There was absolutely no reason for Mary to do this. She hadn't seen it done before and thought huh, yeah okay I'll prostrate myself on the ground too and anoint Jesus too, because that's what all the cool kids do. 

The thing is, is her act was absolutely un-cool. The definition of strange, even back then.

But she felt compelled.
she just did it.
 
Because she knew who Jesus of Nazareth actually was. That He was in fact the King of Glory, the Saviour of the World, the Son of God, the Holy of Holies. This is God incarnate standing in front of her in a room full of people eating and talking and cooking and drinking wine and..and..she just couldn't do nothing about the reality of where she was and Who she was with.

So she grabbed the most valuable thing she could find and gave it up, let it go, poured it out.
And she put it on Jesus' feet. The dirtiest, grimiest place on his body. The place that most people would reel away from. And then she took her hair down (which was scandalous for those times) and wiped his perfumed feet with it. As if saying: I have nothing but myself to give you. No towel, no sponge, but me.  

You know what this is?
Humility.
No inhibitions.
Giving from the deepest core of her being.

Everyone else was constantly coming to Jesus to ask for healing, to ask for advice, for prayer, for guidance, to walk with him, to eat with him, to take and take and take.
And Mary, without words (that we know of) simply falls to the ground and gives all, without Jesus even asking her to.

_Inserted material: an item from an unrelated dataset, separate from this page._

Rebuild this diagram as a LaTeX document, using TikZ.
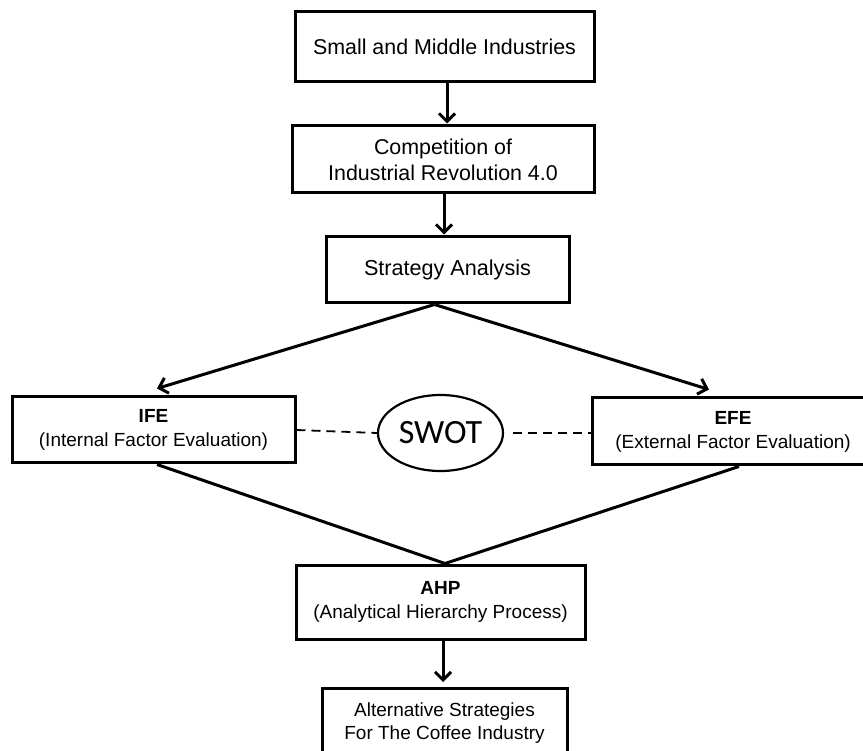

And then, I love how it says that the house was saturated with the scent of this act. As if the entire house permeated the humility that Mary just showed, the true love that she just gave to Jesus.

Maybe,
if I gave like that,
gave myself wholly, truly, without inhibition, and without reason besides love itself,
my house  (life/actions/words/circumstances)
would be saturated with that fragrance as well.